Masalahnya, selama PETI masih menjadi nadi ekonomi, mafia BBM akan terus menemukan celah.
Di sinilah Kapuas Hulu seperti terperangkap dalam lingkaran setan semakin banyak PETI, semakin deras aliran BBM ilegal; semakin keras penindakan, semakin banyak konflik sosial.
Dilema Besar, Emas Atau Ekosistem?
Kapuas Hulu kini berada di persimpangan: mengejar emas atau menjaga ekosistem.
Jika PETI terus dibiarkan, kerusakan lingkungan tak terelakkan. Namun, menutup PETI tanpa memberi alternatif ekonomi hanyalah mengundang perlawanan sosial.
Solusinya bukan sekadar penertiban. Butuh transformasi ekonomi membuka lapangan kerja legal, mempercepat proses IPR.

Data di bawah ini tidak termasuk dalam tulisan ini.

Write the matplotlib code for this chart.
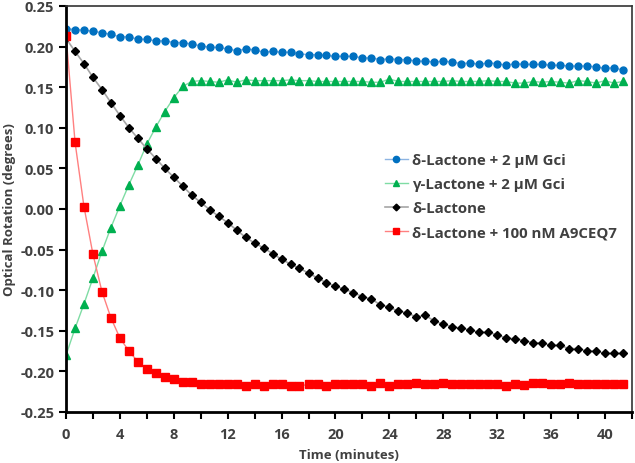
import matplotlib.pyplot as plt
from matplotlib.ticker import MultipleLocator, FormatStrFormatter

plt.rcParams['font.family'] = ['Open Sans', 'DejaVu Sans']

# time points (minutes), one reading every 40 s
time_min = [0.00, 0.67, 1.33, 2.00, 2.67, 3.33, 4.00, 4.67, 5.33, 6.00,
            6.67, 7.33, 8.00, 8.67, 9.33, 10.00, 10.67, 11.33, 12.00, 12.67,
            13.33, 14.00, 14.67, 15.33, 16.00, 16.67, 17.33, 18.00, 18.67, 19.33,
            20.00, 20.67, 21.33, 22.00, 22.67, 23.33, 24.00, 24.67, 25.33, 26.00,
            26.67, 27.33, 28.00, 28.67, 29.33, 30.00, 30.67, 31.33, 32.00, 32.67,
            33.33, 34.00, 34.67, 35.33, 36.00, 36.67, 37.33, 38.00, 38.67, 39.33,
            40.00, 40.67, 41.33]

delta_gci = [0.222, 0.221, 0.220, 0.219, 0.217, 0.215, 0.212, 0.212, 0.209, 0.209,
             0.207, 0.207, 0.205, 0.205, 0.203, 0.201, 0.199, 0.199, 0.197, 0.195,
             0.197, 0.196, 0.193, 0.194, 0.193, 0.193, 0.191, 0.190, 0.190, 0.189,
             0.188, 0.188, 0.188, 0.186, 0.186, 0.184, 0.185, 0.184, 0.184, 0.182,
             0.182, 0.181, 0.182, 0.181, 0.179, 0.180, 0.178, 0.180, 0.179, 0.177,
             0.179, 0.178, 0.178, 0.178, 0.177, 0.177, 0.176, 0.176, 0.176, 0.175,
             0.173, 0.174, 0.171]

gamma_gci = [-0.180, -0.147, -0.117, -0.085, -0.052, -0.023, 0.004, 0.030, 0.054, 0.080,
             0.101, 0.120, 0.137, 0.151, 0.157, 0.158, 0.157, 0.156, 0.159, 0.156,
             0.159, 0.158, 0.158, 0.158, 0.158, 0.159, 0.158, 0.158, 0.157, 0.157,
             0.157, 0.157, 0.157, 0.157, 0.156, 0.156, 0.160, 0.157, 0.157, 0.157,
             0.157, 0.157, 0.157, 0.158, 0.157, 0.157, 0.157, 0.158, 0.157, 0.157,
             0.155, 0.155, 0.157, 0.156, 0.157, 0.156, 0.155, 0.158, 0.157, 0.155,
             0.158, 0.155, 0.157]

delta = [0.210, 0.194, 0.179, 0.162, 0.147, 0.131, 0.115, 0.100, 0.087, 0.074,
         0.062, 0.050, 0.039, 0.028, 0.017, 0.008, -0.001, -0.009, -0.017, -0.026,
         -0.035, -0.042, -0.048, -0.055, -0.062, -0.068, -0.073, -0.079, -0.085, -0.091,
         -0.095, -0.099, -0.103, -0.108, -0.111, -0.118, -0.121, -0.126, -0.128, -0.133,
         -0.131, -0.138, -0.142, -0.145, -0.147, -0.149, -0.152, -0.152, -0.155, -0.159,
         -0.160, -0.162, -0.165, -0.165, -0.168, -0.168, -0.172, -0.172, -0.175, -0.175,
         -0.178, -0.178, -0.178]

delta_a9ceq7 = [0.213, 0.082, 0.003, -0.056, -0.102, -0.134, -0.159, -0.175, -0.188, -0.197,
                -0.202, -0.207, -0.210, -0.213, -0.213, -0.215, -0.215, -0.215, -0.216, -0.216,
                -0.218, -0.216, -0.218, -0.216, -0.216, -0.218, -0.218, -0.216, -0.216, -0.218,
                -0.216, -0.216, -0.215, -0.216, -0.218, -0.214, -0.218, -0.216, -0.216, -0.214,
                -0.216, -0.216, -0.214, -0.216, -0.216, -0.216, -0.216, -0.216, -0.216, -0.218,
                -0.216, -0.217, -0.214, -0.214, -0.216, -0.216, -0.214, -0.216, -0.215, -0.216,
                -0.215, -0.216, -0.216]

labels = ['δ-Lactone + 2 µM Gci', 'γ-Lactone + 2 µM Gci', 'δ-Lactone',
          'δ-Lactone + 100 nM A9CEQ7']

txt = '#404040'
fig = plt.figure(figsize=(6.35, 4.64), dpi=100)
ax = fig.add_axes([0.104, 0.110, 0.891, 0.875])

ax.plot(time_min, delta_gci, '-o', color='#8DB4E2', lw=1, ms=5,
        mfc='#0070C0', mec='#0070C0', label=labels[0])
ax.plot(time_min, gamma_gci, '-^', color='#7FDCA4', lw=1, ms=5.5,
        mfc='#00B050', mec='#00B050', label=labels[1])
ax.plot(time_min, delta, '-D', color='#A6A6A6', lw=1.2, ms=3.8,
        mfc='black', mec='black', label=labels[2])
ax.plot(time_min, delta_a9ceq7, '-s', color='#FF8080', lw=1, ms=5.5,
        mfc='#FF0000', mec='#FF0000', label=labels[3])

ax.set_xlim(0, 42)
ax.set_ylim(-0.25, 0.25)
ax.xaxis.set_major_locator(MultipleLocator(4))
ax.xaxis.set_minor_locator(MultipleLocator(2))
ax.yaxis.set_major_locator(MultipleLocator(0.05))
ax.yaxis.set_major_formatter(FormatStrFormatter('%.2f'))

ax.tick_params(axis='both', which='both', direction='out', length=5, width=1.5,
               colors='black', labelcolor=txt, labelsize=10.5)
for lab in ax.get_xticklabels() + ax.get_yticklabels():
    lab.set_fontweight('bold')
ax.tick_params(axis='x', pad=6)

for side in ['left', 'bottom']:
    ax.spines[side].set_linewidth(2)
for side in ['top', 'right']:
    ax.spines[side].set_linewidth(1.2)
    ax.spines[side].set_color('#333333')

ax.set_xlabel('Time (minutes)', fontsize=9.5, fontweight='bold', color=txt, labelpad=5)
ax.set_ylabel('Optical Rotation (degrees)', fontsize=9.5, fontweight='bold', color=txt, labelpad=3)

leg = ax.legend(loc='upper left', bbox_to_anchor=(0.54, 0.67), frameon=False,
                prop={'size': 10.8, 'weight': 'bold'}, handlelength=1.5,
                handletextpad=0.3, labelspacing=0.66, markerscale=0.9)
for t in leg.get_texts():
    t.set_color(txt)

fig.savefig('out.png', dpi=100)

Juga mengembangkan potensi komoditas lain seperti kratom dan sawit mandiri. Sayangnya, ini butuh komitmen semua pihak, bukan sekadar rapat dan retorika.
Kapuas Hulu di Ujung Nafas
Kisah Kapuas Hulu adalah potret Indonesia dalam skala kecil. Di satu sisi, pembangunan dan kelestarian harus berjalan seiring.
Di sisi lain, realita perut masyarakat tak bisa diabaikan. PETI bukan sekadar soal hukum ini soal kehidupan, air, dan masa depan.
Jika stakeholder gagal menemukan jalan tengah, Kapuas Hulu akan terus berdarah perlahan.
Sungai keruh, hutan gundul, dan masyarakat terpecah. Ini bukan sekadar masalah emas ini masalah nafas.